The current implementation throws away nodes pruned from the prefix tree when it discovers them; it keeps an entry for each app it is asked about (even if that entry is an expired negative one).
There is no reason why this scheme couldn't be augmented with a cache whose entries are more volatile; the resulting cost would be more trips to the database layer, but that may be considered a suitable compromise. The current implementation keeps everything it loads until it determines that it's a subtree that has been pruned.
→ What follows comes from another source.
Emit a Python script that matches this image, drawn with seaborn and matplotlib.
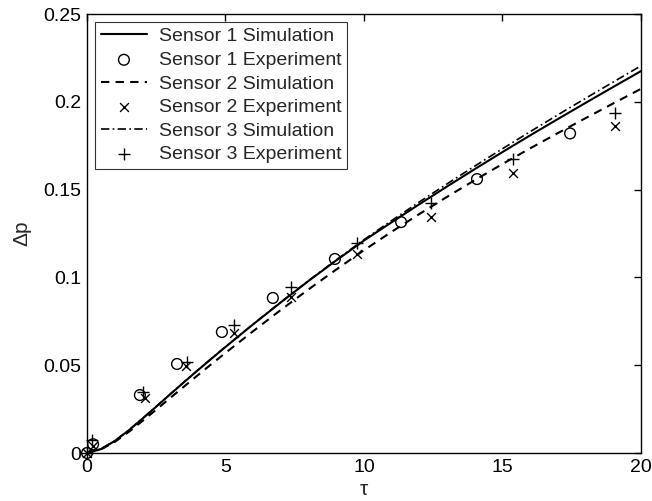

This implementation supports a couple of path variable types. There's the single-path-element one,
encoded as :
; additionally, there's a remainder of the input variable, encoded as &
.
When hunting for a path, the most specific match is taken at each step. Fixed path entries are considered
to be more specific than single-element :
path variables, which are in turn more specific than the &
rest-of-path.
In practice, this is unlikely to be a burden. Consider the following route set:
1. /graph
2. /graph/view
3. /graph/:/stage/:
4. /graph/& ERROR: cannot match anything
5. /graph/:/&
Then the following requests would correspond to these paths:
/graph matches 1
/graph/view matches 2
/graph/view/ unmatched
/graph/view/foo unmatched
/graph/2934/stage/4372 matches 3
/graph/4234 unmatched (but adding a route of /graph/: would match this)
/graph/4234/ matches 5 (rest parameter is "")
/graph/4234/x/y/z matches 5 (rest parameter is "x/y/z")
Tweaks to the semantics of trailing slashes are of course possible; the current approach favours brevity of implementation.